Microsoft executive vice president of gaming and head of Xbox Phil Spencer said coronavirus won't impact when Microsoft launches its next-gen game console. Instead, the outbreak may affect the new games that are supposed to be released in the coming months.
"Overall, I think we're in line with where we thought we would be," he said while discussing the new Xbox Series X on Thursday during CNBC's "Squawk Alley." "I'd say the bigger unknown is probably the game production," he added ."Game production is a large scale entertainment activity now, you have hundreds of people coming together, building assets, working through creative."
Spencer said he's still confident about the current state of game development but that the security and safety of his teams are top priority. Microsoft won't "push when things just aren't ready," he said.
Microsoft's next game console is called the Xbox Series X. It will compete with Sony's PlayStation 5. There had been concerns in recent weeks that supply disruptions from the coronavirus outbreak could delay the releases of next-gen game consoles.
Much of those concerns have shifted towards companies' game pipelines as publishers have started to delay release dates on some of the most highly-anticipated games of the year. With developers at home, some game releases have already been pushed back.

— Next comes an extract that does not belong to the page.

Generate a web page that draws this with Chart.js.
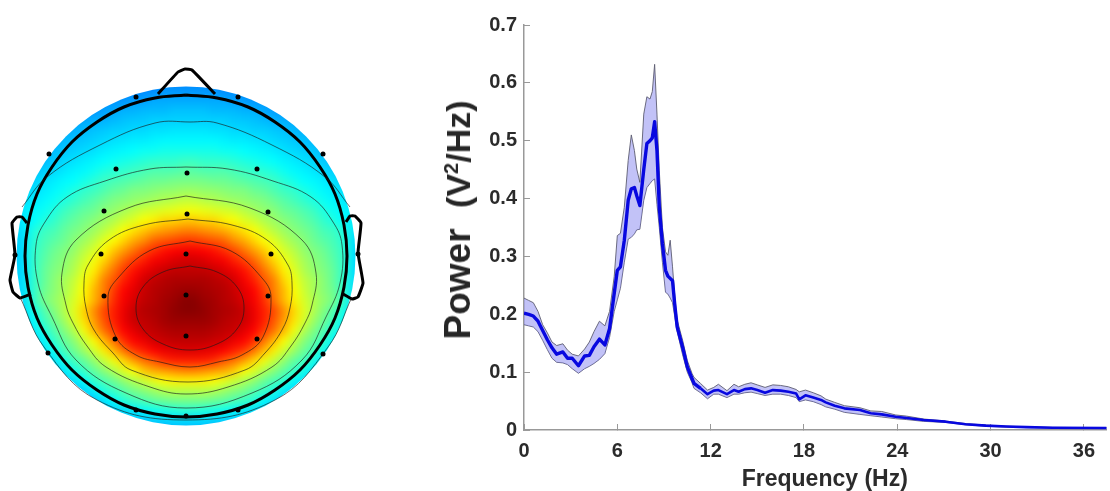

Sony, for example, revealed earlier this month that it was delaying the release of "The Last of Us 2" to an undetermined date as the virus has put pressure on the production and distribution of games. It's one of the biggest titles set to launch in 2020.
The next installment of the infamous Halo series, Halo Infinite, is set for release in Q4 2020 to go with the upcoming Xbox Series X. So far, that isn't delayed.
Gaming engagement has surged as consumers socially distance and stay at home, with Verizon reporting in March that U.S. video game usage had soared 75% since restrictions were imposed.
Xbox has been one of the direct benefactors of that surge. Microsoft said in its earnings on Tuesday that Xbox Live now has 90 million monthly users and Xbox Game Pass, Microsoft's subscription video game service, has surpassed 10 million subscribers.
While there may be some moderation that occurs as states begin to reopen and stay-at-home orders start to ease, Spencer pointed to the strength of the industry prior to the pandemic as a sign that consumers will continue to play games.
"It's really just becoming a strong social fabric in the home at a time of need," he said.